Exactly retype the opening line of the entries and every line after it, ending with the line that contains "import matplotlib.ticker as mticker". Skip all pictures.

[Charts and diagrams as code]
::::
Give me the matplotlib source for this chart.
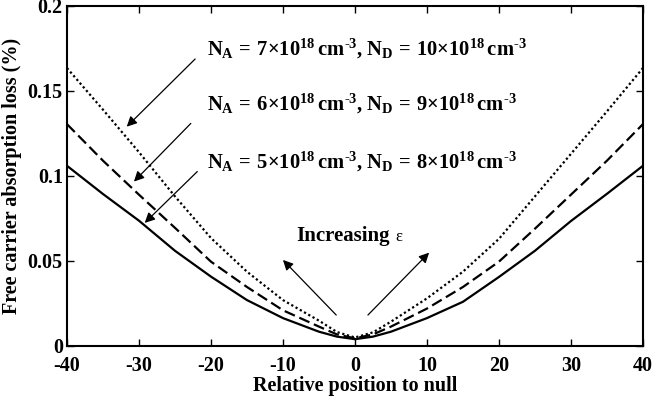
import numpy as np
import matplotlib
matplotlib.use("Agg")
import matplotlib.pyplot as plt
import matplotlib.ticker as mticker

# ─── Style ────────────────────────────────────────────────────────────────────
matplotlib.rcParams.update({
    "font.family":        ["Liberation Serif", "DejaVu Serif"],
    "font.weight":        "bold",
    "axes.labelweight":   "bold",
    "axes.unicode_minus": False,
    "mathtext.fontset":   "custom",
    "mathtext.rm":        "Liberation Serif:bold",
    "mathtext.it":        "Liberation Serif:bold",
    "mathtext.bf":        "Liberation Serif:bold",
    "xtick.direction":    "in",
    "ytick.direction":    "in",
    "xtick.top":          True,
    "ytick.right":        True,
})

# ─── Data ─────────────────────────────────────────────────────────────────────
position = [-40, -35, -30, -25, -20, -15, -10, -5, -2.5, 0, 2.5, 5, 10, 15, 20, 25, 30, 35, 40]

loss_5_8 = [0.106, 0.0894, 0.0737, 0.056, 0.0408, 0.027, 0.0164, 0.0084, 0.0055, 0.004,
            0.0055, 0.0084, 0.0164, 0.026, 0.0406, 0.056, 0.0735, 0.0895, 0.106]
loss_6_9 = [0.1305, 0.109, 0.089, 0.0695, 0.0496, 0.0347, 0.021, 0.0114, 0.0068, 0.0045,
            0.0068, 0.0114, 0.022, 0.0347, 0.0496, 0.069, 0.089, 0.109, 0.1305]
loss_7_10 = [0.1635, 0.139, 0.114, 0.088, 0.0635, 0.0437, 0.027, 0.0149, 0.0082, 0.005,
             0.0080, 0.0143, 0.028, 0.0437, 0.063, 0.088, 0.113, 0.138, 0.1635]

x_ticks = [-40, -30, -20, -10, 0, 10, 20, 30, 40]
y_ticks = [0, 0.05, 0.1, 0.15, 0.2]

labels = [
    r"$N_A\,{=}\,7{\times}10^{18}\,cm^{\text{-3}}{,}\;N_D\,{=}\,10{\times}10^{18}\,cm^{\text{-3}}$",
    r"$N_A\,{=}\,6{\times}10^{18}\,cm^{\text{-3}}{,}\;N_D\,{=}\,9{\times}10^{18}\,cm^{\text{-3}}$",
    r"$N_A\,{=}\,5{\times}10^{18}\,cm^{\text{-3}}{,}\;N_D\,{=}\,8{\times}10^{18}\,cm^{\text{-3}}$",
]


def main():
    fig = plt.figure(figsize=(6.54, 3.98), dpi=100)
    ax = fig.add_axes([0.1024, 0.1307, 0.8807, 0.8543])

    ax.plot(position, loss_5_8, color="black", lw=1.6, ls="-")
    ax.plot(position, loss_6_9, color="black", lw=1.6, ls=(0, (5, 2.2)))
    ax.plot(position, loss_7_10, color="black", lw=1.6, ls=(0, (1, 1.2)))

    ax.set_xlim(-40, 40)
    ax.set_ylim(0, 0.2)
    ax.set_xticks(x_ticks)
    ax.set_yticks(y_ticks)
    ax.yaxis.set_major_formatter(mticker.FormatStrFormatter("%g"))
    ax.tick_params(labelsize=14.5, length=5, width=1.0)
    ax.tick_params(axis="x", pad=7)
    ax.tick_params(axis="y", pad=3)
    for lab in ax.get_xticklabels() + ax.get_yticklabels():
        lab.set_fontweight("bold")
    for sp in ax.spines.values():
        sp.set_linewidth(1.5)

    ax.set_xlabel("Relative position to null", fontsize=14.5, fontweight="bold", labelpad=0)
    ax.set_ylabel("Free carrier absorption loss (%)", fontsize=14.5, fontweight="bold", labelpad=4)

    # Annotations: doping labels with arrows
    arrow_kw = dict(arrowstyle="-|>", color="black", lw=0.9, mutation_scale=15,
                    shrinkA=0, shrinkB=0)
    text_y = [0.1712, 0.1388, 0.1047]
    arrow_from = [(-22.2, 0.1688), (-22.8, 0.1309), (-21.9, 0.1026)]
    arrow_to = [(-31.7, 0.1290), (-30.7, 0.0967), (-29.2, 0.0724)]
    for lab, ty, a0, a1 in zip(labels, text_y, arrow_from, arrow_to):
        ax.text(-20.6, ty, lab, fontsize=14.8, va="baseline", ha="left")
        ax.annotate("", xy=a1, xytext=a0, arrowprops=arrow_kw)

    # Increasing epsilon
    ax.text(-8.1, 0.0618, "Increasing", fontsize=15, fontweight="bold", va="baseline", ha="left")
    ax.text(5.6, 0.0618, "\u03b5", fontsize=12, fontweight="normal", va="baseline", ha="left")
    ax.annotate("", xy=(-10.0, 0.0506), xytext=(-2.6, 0.0182), arrowprops=arrow_kw)
    ax.annotate("", xy=(10.3, 0.0549), xytext=(1.8, 0.0182), arrowprops=arrow_kw)

    fig.savefig("out.png", dpi=100)
    plt.close(fig)


if __name__ == "__main__":
    main()
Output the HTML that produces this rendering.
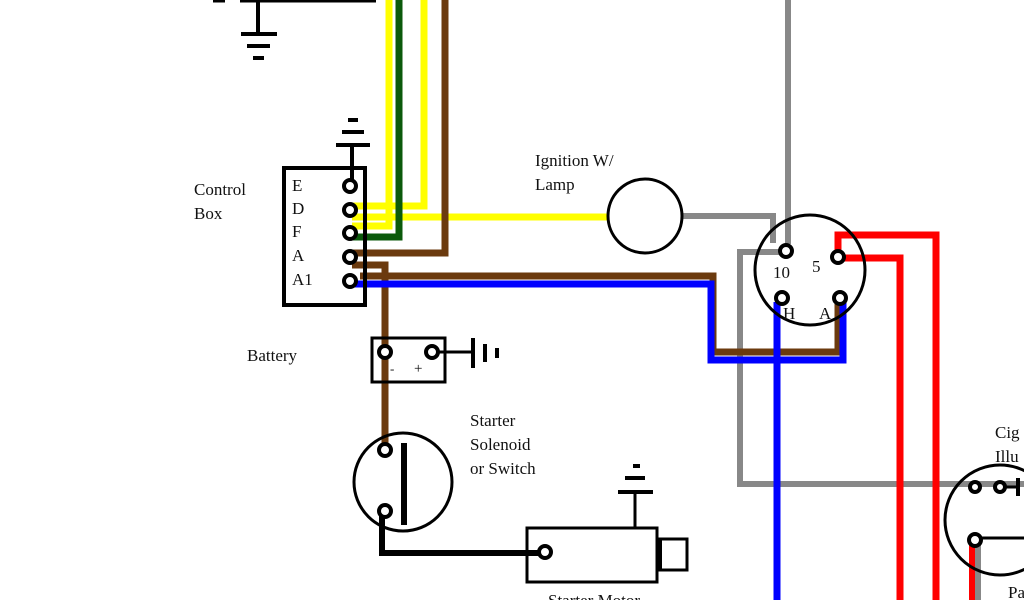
::::
### Task result
Give me the matplotlib source for this chart.
import numpy as np
import matplotlib
matplotlib.use("Agg")
import matplotlib.pyplot as plt
import matplotlib.ticker as mticker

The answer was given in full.